2 c vanilla wafers
1c sweetened flaked coconut
¼ c butter, melted
1/3 c sugar
2 Tbsp. cornstarch
1 (8oz) can crushed pineapple in juice
1 (8oz) package cream cheese, softened
1 ½ cups cream of coconut divided
2 large eggs
1c whipping cream
Garnishes: lightly toasted shaved coconut, pineapple wedges, fresh mint


Preheat oven to 350 degrees. Stir together first 3 ingredient; firmly press on bottom and up sides of a lightly greased 9-inch pie plate. Bake 10-12 minutes or until lightly browned. Transfer to a wire rack; cool completely, about 30 minutes.

Stir together sugar and cornstarch in a small heavy saucepan; stir in pineapple. While stirring constantly, bring to a boil over medium-high heat; cook (keep stirring!) 1 minute or until thickened. Remove from heat; cool completely, about 20 minutes. Beat cream cheese at medium speed with a heavy duty electric stand mixer, using a paddle attachment until smooth. Gradually add 1 cup cream of coconut, beating at low speed just until blended.
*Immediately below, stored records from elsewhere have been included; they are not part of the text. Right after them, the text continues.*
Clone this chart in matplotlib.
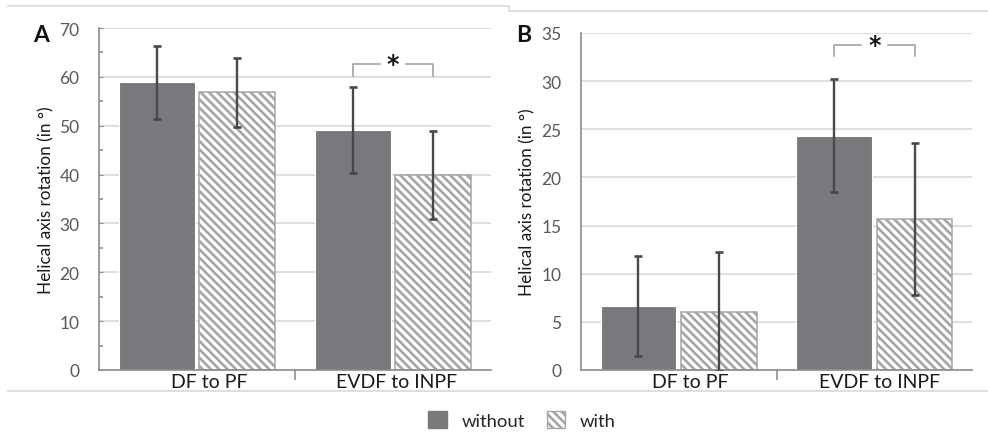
import matplotlib
matplotlib.use("Agg")
import matplotlib.pyplot as plt
import numpy as np
from matplotlib.lines import Line2D
from matplotlib.patches import Patch

plt.rcParams['font.family'] = ['Lato', 'DejaVu Sans']

categories = ["DF to PF", "EVDF to INPF"]
series = ["without", "with"]

# Panel A
a_without = [58.9, 49.2]
a_without_err = [7.5, 8.8]
a_with = [56.8, 40.0]
a_with_err = [7.0, 9.0]

# Panel B
b_without = [6.65, 24.35]
b_without_err = [5.2, 5.85]
b_with = [6.05, 15.65]
b_with_err = [6.2, 7.9]

SOLID = '#78797c'
HATCH_C = '#a5a5a5'
ERR_C = '#48484a'
GRID_C = '#d9d9d9'
SPINE_C = '#8c8c8c'
TICK_C = '#595959'

plt.rcParams['hatch.linewidth'] = 1.9

fig = plt.figure(figsize=(9.88, 4.35), dpi=100)

def panel(rect, without, werr, withv, wterr, ymax, major, minor_ticks, letter, letter_xy,
          bracket, label_pos):
    ax = fig.add_axes(rect)
    x = np.arange(len(categories))
    off = 0.206
    w = 0.387
    ax.bar(x - off, without, w, color=SOLID, edgecolor='white', linewidth=0.8, zorder=2)
    ax.bar(x + off, withv, w, color='white', edgecolor=HATCH_C, hatch='\\\\\\\\',
           linewidth=1.1, zorder=2)
    ax.errorbar(x - off, without, yerr=werr, fmt='none', ecolor=ERR_C, elinewidth=1.7,
                capsize=3.2, capthick=1.9, zorder=3)
    ax.errorbar(x + off, withv, yerr=wterr, fmt='none', ecolor=ERR_C, elinewidth=1.7,
                capsize=3.2, capthick=1.9, zorder=3, clip_on=True)
    ax.set_xlim(-0.5, 1.5)
    ax.set_ylim(0, ymax)
    ax.set_yticks(np.arange(0, ymax + 0.1, major))
    ax.yaxis.grid(True, color=GRID_C, linewidth=1.2, zorder=0)
    ax.set_axisbelow(True)
    for s in ['top', 'right']:
        ax.spines[s].set_visible(False)
    ax.spines['left'].set_color(SPINE_C)
    ax.spines['bottom'].set_color(SPINE_C)
    ax.spines['left'].set_linewidth(1.2)
    ax.spines['bottom'].set_linewidth(1.2)
    ax.tick_params(axis='y', direction='in', length=3 if minor_ticks else 0, color=SPINE_C,
                   labelsize=12.5, labelcolor=TICK_C, pad=14)
    if minor_ticks:
        ax.set_yticks(np.arange(5, ymax, major), minor=True)
        ax.tick_params(axis='y', which='minor', direction='in', length=3, color=SPINE_C, width=1.2)
    ax.set_xticks([label_pos[0], 1 + label_pos[1]])
    ax.set_xticklabels(categories)
    ax.set_xticks([0.5], minor=True)
    ax.tick_params(axis='x', which='major', length=0, labelsize=14, labelcolor='#1a1a1a', pad=2)
    ax.tick_params(axis='x', which='minor', direction='out', length=7, width=1.2, color=SPINE_C)
    ax.set_ylabel("Helical axis rotation (in °)", fontsize=12.3, color='#1a1a1a', labelpad=8)
    fig.text(letter_xy[0] / 988, 1 - letter_xy[1] / 435, letter, fontsize=16.5, fontweight='bold',
             ha='center', va='center', color='#111111')
    # significance bracket
    y_top, y_bot, gap = bracket
    xl, xr = 1 - off, 1 + off
    bc = '#9a9a9a'
    ax.plot([xl, xl, 1 - gap], [y_bot, y_top, y_top], color=bc, lw=1.1, zorder=4, clip_on=False)
    ax.plot([1 + gap, xr, xr], [y_top, y_top, y_bot], color=bc, lw=1.1, zorder=4, clip_on=False)
    ax.text(1.0, y_top, '*', ha='center', va='center', fontsize=17, fontweight='bold',
            family='DejaVu Sans', color='#1a1a1a', zorder=5)
    return ax

axA = panel([99 / 988, 1 - 371 / 435, 392 / 988, 342 / 435], a_without, a_without_err,
            a_with, a_with_err, 70, 10, True, 'A', (41, 35), (62.6, 60.1, 0.067), (0.06, 0.02))
axB = panel([581 / 988, 1 - 371 / 435, 391 / 988, 337 / 435], b_without, b_without_err,
            b_with, b_with_err, 35, 5, False, 'B', (524, 36), (33.8, 32.6, 0.07), (0.06, 0.028))
axA.yaxis.set_label_coords(-(99 - 46) / 392, 0.5)
axB.yaxis.set_label_coords(-(581 - 527) / 391, 0.5)
axA.yaxis.label.set_va('center')
axB.yaxis.label.set_va('center')

# frame lines
fc = '#d9d9d9'
fig.add_artist(Line2D([8 / 988, 509 / 988, 509 / 988, 1.0],
                      [1 - 7 / 435, 1 - 7 / 435, 1 - 12 / 435, 1 - 12 / 435],
                      transform=fig.transFigure, color=fc, lw=1.2))
fig.add_artist(Line2D([8 / 988, 1.0], [1 - 392 / 435, 1 - 392 / 435],
                      transform=fig.transFigure, color=fc, lw=1.2))

handles = [Patch(facecolor='#7a7a7a', edgecolor='#7a7a7a'),
           Patch(facecolor='white', edgecolor=HATCH_C, hatch='\\\\\\\\')]
fig.legend(handles, series, loc='center', bbox_to_anchor=(522 / 988, 1 - 421 / 435), ncol=2,
           frameon=False, fontsize=13.3, handlelength=1.0, handleheight=1.0,
           handletextpad=0.8, columnspacing=1.2, labelcolor='#262626')

fig.savefig('out.png', dpi=100)
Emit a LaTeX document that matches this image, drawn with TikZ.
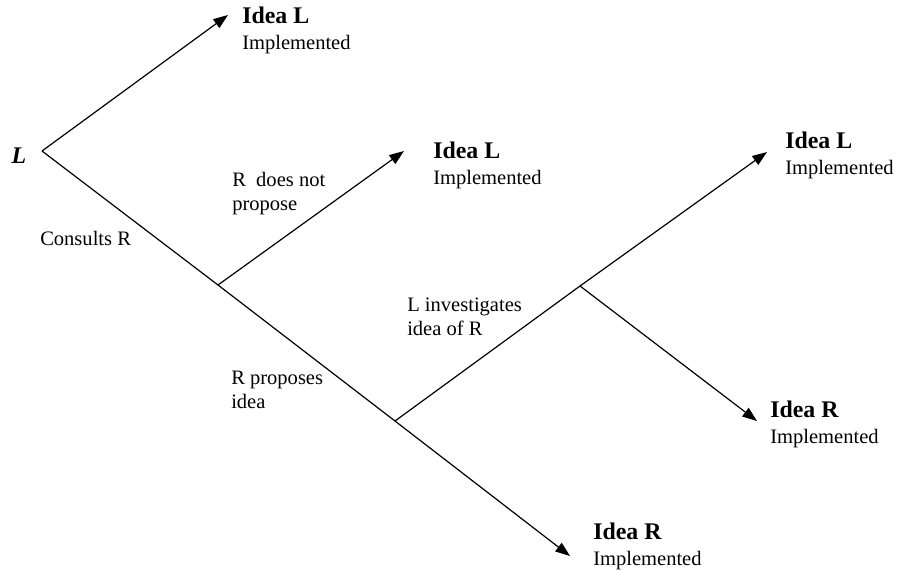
\documentclass[tikz,border=0pt]{standalone}
\usepackage{fontspec}
\setmainfont{Liberation Serif}
\usetikzlibrary{arrows.meta}

\newcommand{\idea}[1]{{\bfseries\fontsize{17.9}{21}\selectfont Idea #1}}

\begin{document}
\begin{tikzpicture}[x=0.75pt,y=-0.75pt,>={Triangle[length=11pt,width=8pt]},
        branch/.style={line width=0.9pt},
        outcome/.style={anchor=west,align=left,inner sep=0pt,font=\fontsize{15.4}{19.5}\selectfont},
        choice/.style={anchor=west,align=left,inner sep=0pt,font=\fontsize{15.4}{18}\selectfont}]
        \useasboundingbox (0,0) rectangle (898,572);

        % the decision points
        \coordinate (root) at (42,151);
        \coordinate (consult) at (218,285);
        \coordinate (propose) at (395,421);
        \coordinate (invest) at (580,286);

        % the arrow tips
        \coordinate (tipA) at (228,15);
        \coordinate (tipB) at (404,151);
        \coordinate (tipC) at (767,152);
        \coordinate (tipD) at (757,421);
        \coordinate (tipE) at (570,556);

        % the player who moves first
        \node[font=\bfseries\itshape\fontsize{17.9}{21}\selectfont] (player) at (19,156) {L};

        % the outcomes
        \node[outcome] (endA) at (242,30)  {\idea{L}\\Implemented};
        \node[outcome] (endB) at (433,165) {\idea{L}\\Implemented};
        \node[outcome] (endC) at (785,155) {\idea{L}\\Implemented};
        \node[outcome] (endD) at (770,424) {\idea{R}\\Implemented};
        \node[outcome] (endE) at (593,546) {\idea{R}\\Implemented};

        % the moves along the branches
        \node[choice] (consults) at (40,238)  {Consults R};
        \node[choice] (nopropose) at (232,194) {R~ does not\\propose};
        \node[choice] (proposes) at (231,390) {R proposes\\idea};
        \node[choice] (investigates) at (407,317) {L investigates\\idea of R};

        % draw the tree
        \draw[branch,->] (root) -- (tipA);
        \draw[branch] (root) -- (consult) -- (propose);
        \draw[branch,->] (propose) -- (tipE);
        \draw[branch,->] (consult) -- (tipB);
        \draw[branch] (propose) -- (invest);
        \draw[branch,->] (invest) -- (tipC);
        \draw[branch,->] (invest) -- (tipD);
\end{tikzpicture}
\end{document}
Chill remaining ½ cup cream of coconut until ready to use. Add eggs, 1 at a time, beating just until blended after each addition.
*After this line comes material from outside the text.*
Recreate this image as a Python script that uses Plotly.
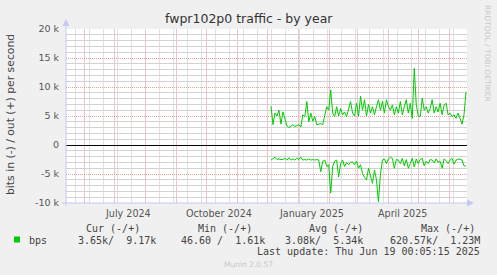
import plotly.graph_objects as go
import pandas as pd

# ---------------- data ----------------
x_start = "2024-05-14"
x_end = "2025-06-19"
sample_dates = pd.date_range("2024-12-05", "2025-06-18", periods=99)

# bits out (+) per second, in k
bps_out_k = [6.7, 3.5, 5.5, 5.0, 6.0, 3.6, 5.7, 4.5, 3.3, 3.0,
             3.2, 3.5, 3.2, 3.3, 3.5, 3.1, 5.2, 4.9, 7.5, 4.0,
             5.5, 4.1, 4.9, 3.5, 3.6, 3.7, 3.5, 5.0, 6.6, 6.0,
             9.5, 5.5, 4.9, 6.6, 5.0, 6.3, 5.2, 5.7, 4.9, 6.2,
             7.5, 5.5, 5.0, 7.2, 5.0, 8.4, 6.0, 7.8, 5.0, 7.0,
             5.5, 6.6, 5.2, 6.6, 7.8, 6.0, 7.5, 5.5, 7.8, 6.6,
             6.0, 6.9, 5.2, 6.6, 5.5, 7.5, 5.2, 6.6, 7.8, 5.5,
             7.2, 4.6, 13.2, 7.0, 5.0, 4.9, 8.1, 6.0, 6.6, 5.5,
             6.3, 7.8, 5.5, 6.6, 5.7, 7.2, 5.2, 6.9, 7.2, 5.2,
             5.5, 4.9, 5.2, 4.6, 5.5, 4.6, 3.6, 5.2, 9.17]

# bits in (-) per second, in k (plotted negative)
bps_in_k = [2.6, 2.4, 2.1, 2.5, 2.4, 2.5, 2.5, 2.3, 2.6, 2.2,
            2.6, 2.4, 2.6, 2.3, 2.5, 2.1, 2.6, 2.5, 2.6, 2.4,
            2.6, 2.5, 2.6, 2.5, 2.6, 4.6, 2.8, 2.6, 3.7, 3.4,
            8.3, 3.7, 2.8, 2.6, 5.5, 3.2, 2.6, 3.7, 3.0, 3.4,
            3.0, 2.9, 3.4, 2.8, 4.0, 3.4, 4.9, 5.6, 6.0, 4.0,
            5.2, 6.6, 4.3, 6.0, 9.8, 5.0, 2.6, 2.4, 3.2, 2.4,
            2.1, 2.3, 4.0, 2.5, 2.6, 3.2, 2.3, 3.6, 2.5, 4.0,
            3.2, 2.3, 3.8, 2.4, 3.2, 2.5, 2.3, 3.6, 2.8, 3.2,
            2.5, 2.6, 3.1, 2.4, 3.0, 2.8, 4.0, 2.4, 2.7, 3.2,
            2.6, 2.3, 3.3, 2.6, 2.4, 2.5, 2.6, 3.6, 3.65]

y_tick_vals = [-10000, -5000, 0, 5000, 10000, 15000, 20000]
y_tick_text = ["-10 k", "-5 k", "0", "5 k", "10 k", "15 k", "20 k"]
y_minor_vals = [v for v in range(-10000, 20001, 1000) if v % 5000 != 0]

x_label_dates = ["2024-07-15", "2024-10-14", "2025-01-14", "2025-04-15"]
x_label_text = ["July 2024", "October 2024", "January 2025", "April 2025"]

legend_headers = ["Cur (-/+)", "Min (-/+)", "Avg (-/+)", "Max (-/+)"]
legend_values = ["3.65k/  9.17k", "46.60 /  1.61k", "3.08k/  5.34k", "620.57k/  1.23M"]

# ---------------- geometry helpers ----------------
W, H = 497, 275
L, R, T, B = 66, 467, 29, 203


def px(x):
    return (x - L) / (R - L)


def py(y):
    return (B - y) / (B - T)


GREEN = "#00cc00"
MONO = "DejaVu Sans Mono"
SANS = "DejaVu Sans"
TXT = "#444444"
AXIS = "#c4c8f4"
MAJ = "#e8a0a0"
MAJ_V = "#f0c4c4"
MIN_V = "#e0e0e0"
MIN_H = "#d2d2d2"
CLEAR = "rgba(0,0,0,0)"

fig = go.Figure()
# carrier for the minor horizontal grid axis (invisible)
fig.add_trace(go.Scatter(x=[x_start, x_end], y=[0, 0], xaxis="x", yaxis="y2",
                         mode="lines", line=dict(color=CLEAR, width=0), hoverinfo="skip"))
fig.add_trace(go.Scatter(x=sample_dates, y=[-v * 1000 for v in bps_in_k], mode="lines",
                         line=dict(color=GREEN, width=1), hoverinfo="skip"))
fig.add_trace(go.Scatter(x=sample_dates, y=[v * 1000 for v in bps_out_k], mode="lines",
                         line=dict(color=GREEN, width=1), hoverinfo="skip"))

fig.update_layout(
    template="none",
    width=W, height=H,
    margin=dict(l=L, r=W - R, t=T, b=H - B, pad=0),
    paper_bgcolor="#f0f0f0", plot_bgcolor="white",
    showlegend=False,
    font=dict(family=SANS, color=TXT),
    xaxis=dict(type="date", range=[x_start, x_end], showticklabels=False, ticks="",
               showgrid=True, gridcolor=MAJ_V, gridwidth=1,
               dtick="M1", tick0="2024-06-01",
               minor=dict(showgrid=True, dtick=14 * 86400000, tick0="2024-06-06",
                          gridcolor=MIN_V, gridwidth=1),
               zeroline=False, showline=False, automargin=False),
    yaxis=dict(range=[-10000, 20000], tickmode="array", tickvals=y_tick_vals, ticktext=y_tick_text,
               tickfont=dict(size=9.5, color="#555555", family=SANS),
               ticks="outside", ticklen=4, tickcolor=CLEAR,
               showgrid=True, gridcolor=MAJ, griddash="1px,1px", gridwidth=1,
               zeroline=True, zerolinecolor="black", zerolinewidth=1,
               showline=False, automargin=False),
    yaxis2=dict(range=[-10000, 20000], overlaying="y", tickmode="array", tickvals=y_minor_vals,
                showticklabels=False, ticks="",
                showgrid=True, gridcolor=MIN_H, gridwidth=1,
                zeroline=False, showline=False, automargin=False),
)

shapes = []
shapes.append(dict(type="line", xref="paper", yref="paper", x0=px(66), x1=px(66), y0=py(206), y1=py(24),
                   line=dict(color=AXIS, width=1)))
shapes.append(dict(type="path", xref="paper", yref="paper",
                   path=f"M {px(66)} {py(19)} L {px(62.5)} {py(26)} L {px(69.5)} {py(26)} Z",
                   fillcolor=AXIS, line=dict(width=0)))
shapes.append(dict(type="line", xref="paper", yref="paper", x0=px(62), x1=px(469), y0=py(203), y1=py(203),
                   line=dict(color=AXIS, width=1)))
shapes.append(dict(type="path", xref="paper", yref="paper",
                   path=f"M {px(474)} {py(203)} L {px(467)} {py(199.5)} L {px(467)} {py(206.5)} Z",
                   fillcolor=AXIS, line=dict(width=0)))
shapes.append(dict(type="rect", xref="paper", yref="paper", x0=px(14), x1=px(20), y0=py(242.5), y1=py(236.5),
                   fillcolor=GREEN, line=dict(width=0)))
fig.update_layout(shapes=shapes)

ann = []
ann.append(dict(text="fwpr102p0 traffic - by year", xref="paper", yref="paper", x=px(249), y=py(19),
                xanchor="center", yanchor="middle", showarrow=False,
                font=dict(size=12.5, color="#333333", family=SANS)))
ann.append(dict(text="bits in (-) / out (+) per second", xref="paper", yref="paper", x=px(10.5), y=py(114.5),
                xanchor="center", yanchor="middle", textangle=-90, showarrow=False,
                font=dict(size=10.8, color=TXT, family=SANS)))
for d, t in zip(x_label_dates, x_label_text):
    ann.append(dict(text=t, xref="x", yref="paper", x=d, y=py(213), xanchor="center", yanchor="middle",
                    showarrow=False, font=dict(size=9.6, color="#555555", family=SANS)))
ann.append(dict(text="RRDTOOL / TOBI OETIKER", xref="paper", yref="paper", x=px(487.5), y=py(53.5),
                xanchor="center", yanchor="middle", textangle=90, showarrow=False,
                font=dict(size=7.5, color="#c8c8c8", family=SANS)))
nb = "\u00a0"
header_right = [142, 254, 365, 477]
value_right = [158, 267, 365, 482]
for h, xr in zip(legend_headers, header_right):
    ann.append(dict(text=h.replace(" ", nb), xref="paper", yref="paper", x=px(xr), y=py(228),
                    xanchor="right", yanchor="middle", showarrow=False,
                    font=dict(size=10, color=TXT, family=MONO)))
ann.append(dict(text="bps", xref="paper", yref="paper", x=px(26.5), y=py(240),
                xanchor="left", yanchor="middle", showarrow=False,
                font=dict(size=10, color=TXT, family=MONO)))
for v, xr in zip(legend_values, value_right):
    ann.append(dict(text=v.replace(" ", nb), xref="paper", yref="paper", x=px(xr), y=py(240),
                    xanchor="right", yanchor="middle", showarrow=False,
                    font=dict(size=10, color=TXT, family=MONO)))
ann.append(dict(text="Last update: Thu Jun 19 00:05:15 2025".replace(" ", nb), xref="paper", yref="paper",
                x=px(482), y=py(251.5), xanchor="right", yanchor="middle", showarrow=False,
                font=dict(size=10, color=TXT, family=MONO)))
ann.append(dict(text="Munin 2.0.57", xref="paper", yref="paper", x=px(248), y=py(264.5),
                xanchor="center", yanchor="middle", showarrow=False,
                font=dict(size=7.5, color="#c8c8c8", family=SANS)))
fig.update_layout(annotations=ann)

fig.write_html("out.html")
Spread pineapple mixture over bottom of piecrust; spoon cream cheese mixture over pineapple mixture. Bake at 350 degrees for 38 to 42 minutes or until set. Cool completely on a wire rack, about an hour. Cover and chill 4 hours.
Beat whipping cream at high speed until foamy. Gradually add ½ cup cream of coconut, beating until soft peaks form; spread over pie. Garnish with shaved coconut, pineapple wedges and mint. Enjoy!